The digital world is a complex web of interactions, often facilitated by various types of architectures. One such integral structure is the client-server architecture. This guide will delve into the intricacies of this system, its workings, examples, advantages, and potential issues.
What is client-server architecture?
Client-server architecture is a computing model where the server hosts, delivers, and manages most of the resources and services to be consumed by the client. This architecture is often used in applications that involve frequent request-response cycles, where the server is responsible for processing information and providing it to clients.
How does client-server architecture work?
In the client-server architecture, the client sends a request to the server over a network, which is then processed by the server.
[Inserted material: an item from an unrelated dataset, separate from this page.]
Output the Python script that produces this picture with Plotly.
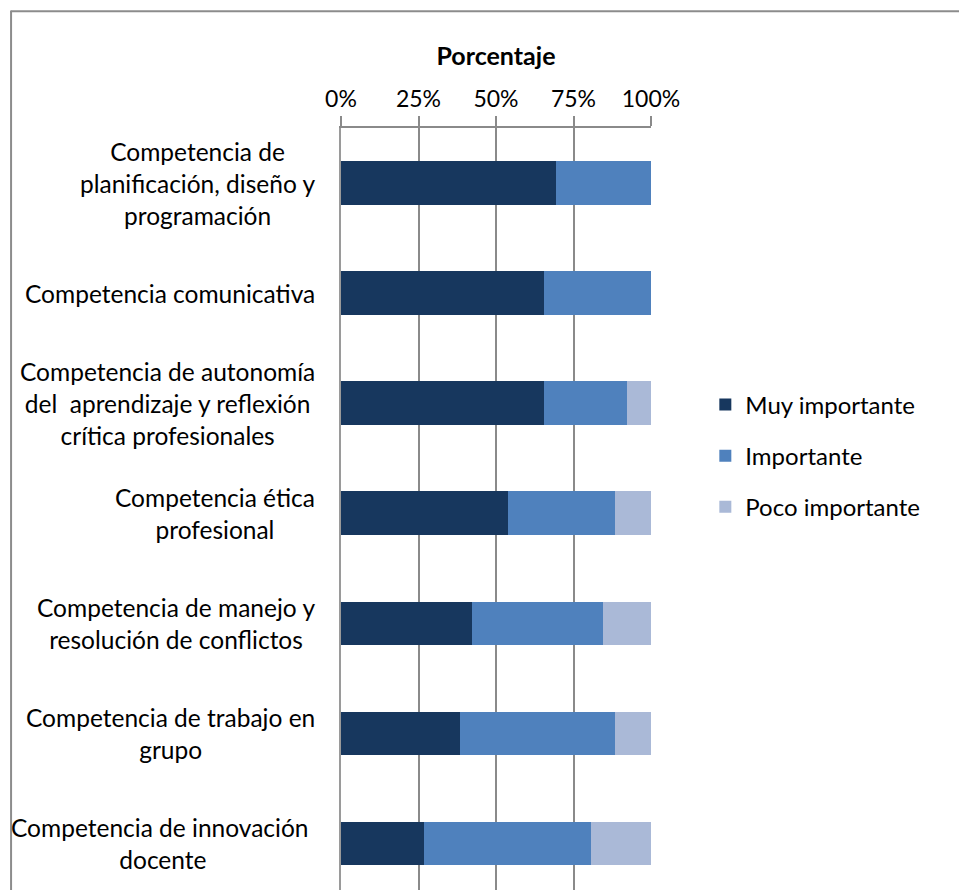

Once the server has completed processing the request, it sends a response back to the client. This interaction is often facilitated by a network protocol, with the server and client communicating through a well-defined set of rules and formats.
Examples of client-server architectures
The client-server architecture is ubiquitous in the digital world. For instance, email services such as Gmail operate on this model, with the email server hosting and managing the emails while the client (your computer or smartphone) accesses them. Similarly, web browsing uses this architecture, with the web server hosting websites and the browser acting as the client, requesting and receiving web pages.
Advantages of client-server architectures
- Centralization: With client-server architecture, data and services are centralized, simplifying management and improving control over resources.
- Scalability: This architecture allows for easy addition of new clients without affecting the performance of the server.
- Efficiency: The server handles most of the processing load, freeing up client resources and improving overall IT efficiency.
Issues with client-server architectures
- Server dependence: If the server experiences downtime, clients cannot access the services or resources, leading to potential productivity loss.
- Traffic congestion: High numbers of client requests can lead to network traffic congestion, slowing down response times.
- Security risks: Centralization of data and services can pose security risks if the server is not adequately protected.
In the complex web of digital interactions, the client-server architecture plays a pivotal role. Its advantages, such as centralization, scalability, and efficiency, make it an essential component in various applications. However, like any system, it has its challenges, such as server dependence and potential security risks.